IMANI wonders: Who is calling the shots in Ghana?

kofi-bentilIMANI Ghana’s Kofi Bentil has questioned who is currently running the affairs of the nation which according to him, seems to be in a mess.

“…who is calling the shots? There must be a voice, there must be a direction and a certain sense of where we are going and people shape up and we live in a country today and you can’t tell who is running things,” he remarked.

Media reports earlier suggested that the Chief of Staff, Prosper Bani, the President’s Executive Secretary and Communications Advisor, Raymond Atuguba and Ben Dotse Malor respectively, had been sacked.

But a statement from the Flagstaff House signed by the Chief of Staff Prosper Bani, clarified that, Mr.

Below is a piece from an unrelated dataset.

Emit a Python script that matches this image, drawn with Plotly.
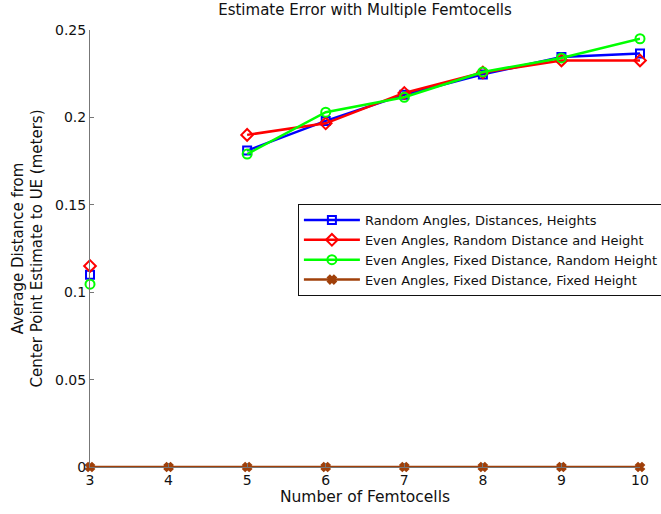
import plotly.graph_objects as go

femtocells = [3, 4, 5, 6, 7, 8, 9, 10]

random_all = [0.110, None, 0.181, 0.198, 0.213, 0.2246, 0.2345, 0.2365]
even_random_dh = [0.115, None, 0.190, 0.1966, 0.214, 0.2257, 0.2326, 0.2326]
even_fixed_d_random_h = [0.1046, None, 0.179, 0.203, 0.2115, 0.226, 0.234, 0.245]
even_fixed_dh = [0, 0, 0, 0, 0, 0, 0, 0]

series_names = [
    "Random Angles, Distances, Heights",
    "Even Angles, Random Distance and Height",
    "Even Angles, Fixed Distance, Random Height",
    "Even Angles, Fixed Distance, Fixed Height",
]
series_values = [random_all, even_random_dh, even_fixed_d_random_h, even_fixed_dh]
colors = ["#0000ff", "#ff0000", "#00ff00", "#a0400a"]
symbols = ["square-open", "diamond-open", "circle-open", "x"]
marker_sizes = [8, 9, 9, 7]

fig = go.Figure()
for name, vals, col, sym, ms in zip(series_names, series_values, colors, symbols, marker_sizes):
    fig.add_trace(go.Scatter(
        x=femtocells, y=vals, name=name, mode="lines+markers",
        line=dict(color=col, width=2.5),
        marker=dict(symbol=sym, size=ms, color=col, line=dict(color=col, width=2)),
        cliponaxis=False, connectgaps=False,
    ))

font_family = "DejaVu Sans, Liberation Sans, Arial, sans-serif"
fig.update_layout(
    width=661, height=514,
    margin=dict(l=90, r=21, t=30, b=47, autoexpand=False),
    paper_bgcolor="white", plot_bgcolor="white",
    font=dict(family=font_family, size=14, color="#111"),
    title=dict(text="Estimate Error with Multiple Femtocells", x=0.5, xref="paper",
               y=1 - 10 / 514, yanchor="middle", font=dict(size=15, color="#111")),
    showlegend=True,
    legend=dict(x=0.378, y=0.602, xanchor="left", yanchor="top",
                bordercolor="#111", borderwidth=1, bgcolor="white",
                font=dict(size=13, color="#111"), tracegroupgap=0, itemwidth=56),
    xaxis=dict(range=[3, 10], tickvals=femtocells, ticks="inside", ticklen=4,
               tickcolor="#777", showline=True, linecolor="#777", linewidth=1,
               showgrid=False, zeroline=False, tickfont=dict(size=14), automargin=False,
               title=dict(text="Number of Femtocells", font=dict(size=15.5), standoff=3)),
    yaxis=dict(range=[0, 0.25], tickvals=[0, 0.05, 0.1, 0.15, 0.2, 0.25],
               ticktext=["0", "0.05", "0.1", "0.15", "0.2", "0.25"],
               ticks="inside", ticklen=4, tickcolor="#777",
               showline=True, linecolor="#777", linewidth=1,
               showgrid=False, zeroline=False, tickfont=dict(size=14), automargin=False,
               title=dict(text="Average Distance from<br>Center Point Estimate to UE (meters)",
                          font=dict(size=15), standoff=8)),
)

fig.write_html("out.html")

Malor had concluded his one-year contract as Communications Advisor and was returning to the United Nations (UN) while Atuguba was also returning to the University of Ghana following the end of his two-year sabbatical leave.

The statement also gave indications that he [Prosper Bani] was still at post and not dismissed as being reported.

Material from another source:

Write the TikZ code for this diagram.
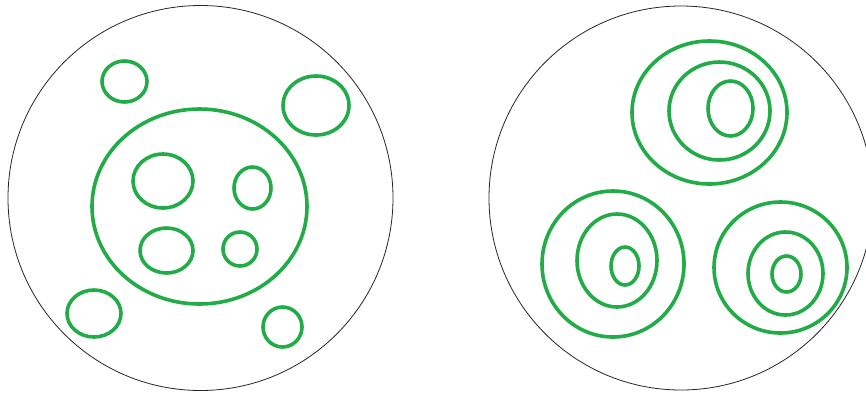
\documentclass[tikz,border=0pt]{standalone}
\usepackage{tikz}

\definecolor{paintgreen}{RGB}{34,172,72}

\begin{document}
\begin{tikzpicture}[
    x=1pt, y=-1pt,
    cell/.style={draw=black!85, line width=0.8pt},
    blob/.style={draw=paintgreen, line width=3.6pt}
]
\clip (0,0) rectangle (866,392);
\fill[white] (0,0) rectangle (866,392);

% left cell
\draw[cell] (200.5,198) circle (192.5);
\draw[blob] (199.5,206.5) ellipse [x radius=107.5, y radius=97.5];
\draw[blob] (124.5,81.5) ellipse [x radius=22.5, y radius=20.5];
\draw[blob] (316,105.5) ellipse [x radius=33, y radius=29.5];
\draw[blob] (94,313.5) ellipse [x radius=27, y radius=23.5];
\draw[blob] (282.5,327) ellipse [x radius=19.5, y radius=20];
\draw[blob] (163,181) ellipse [x radius=30, y radius=27];
\draw[blob] (252.5,188) ellipse [x radius=18.5, y radius=21];
\draw[blob] (166.5,250.5) ellipse [x radius=26.5, y radius=22.5];
\draw[blob] (240,249) ellipse [x radius=17, y radius=17];

% right cell
\draw[cell] (681,198) circle (192);
\draw[blob] (709.5,112.5) ellipse [x radius=77.5, y radius=71.5];
\draw[blob] (719.5,111) ellipse [x radius=50.5, y radius=49];
\draw[blob] (730.5,108.5) ellipse [x radius=22.5, y radius=27.5];

\draw[blob] (613,264) ellipse [x radius=71, y radius=73];
\draw[blob] (617,260.5) ellipse [x radius=40, y radius=46.5];
\draw[blob] (625,266) ellipse [x radius=14, y radius=19];

\draw[blob] (780.5,267.5) ellipse [x radius=66.5, y radius=65.5];
\draw[blob] (785.5,273.5) ellipse [x radius=37.5, y radius=41.5];
\draw[blob] (786.5,274) ellipse [x radius=14.5, y radius=18];
\end{tikzpicture}
\end{document}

However, speaking on Citi FM’s news analysis programme The Big Issue Kofi Bentil mentioned that currently at the center of government, “there is a whole seeming mess.”

There are also reports of power play in the energy sector, involving the Ministries of Petroleum, Power and authorities at the helm of the National Petroleum Authority and Ghana Gas Company Limited.

He indicated that during the era of President John Rawlings, “you will have no doubt who is charge! Absolutely none! You can be a Professor with thousand degrees, but you will know Jerry is in charge, and you will do what he says or deal with him.”

In a related development, Financial Analyst, Sydney Casely-Hayford was also of the view that there is “a huge mess of misunderstanding within the Presidency, within the key areas that we are trying to manage.”

He wondered whether “we [Ghanaians] don’t understand or government is trying to dribble us with everything that is going on which we don’t understand.”

Casely-Hayford observed that there are so many “power vacuums sitting around the place [Flagstaff House] and that is a recipe for disaster because where you have a position that is not available and is not being manned by anybody, somebody will step in and start giving information.”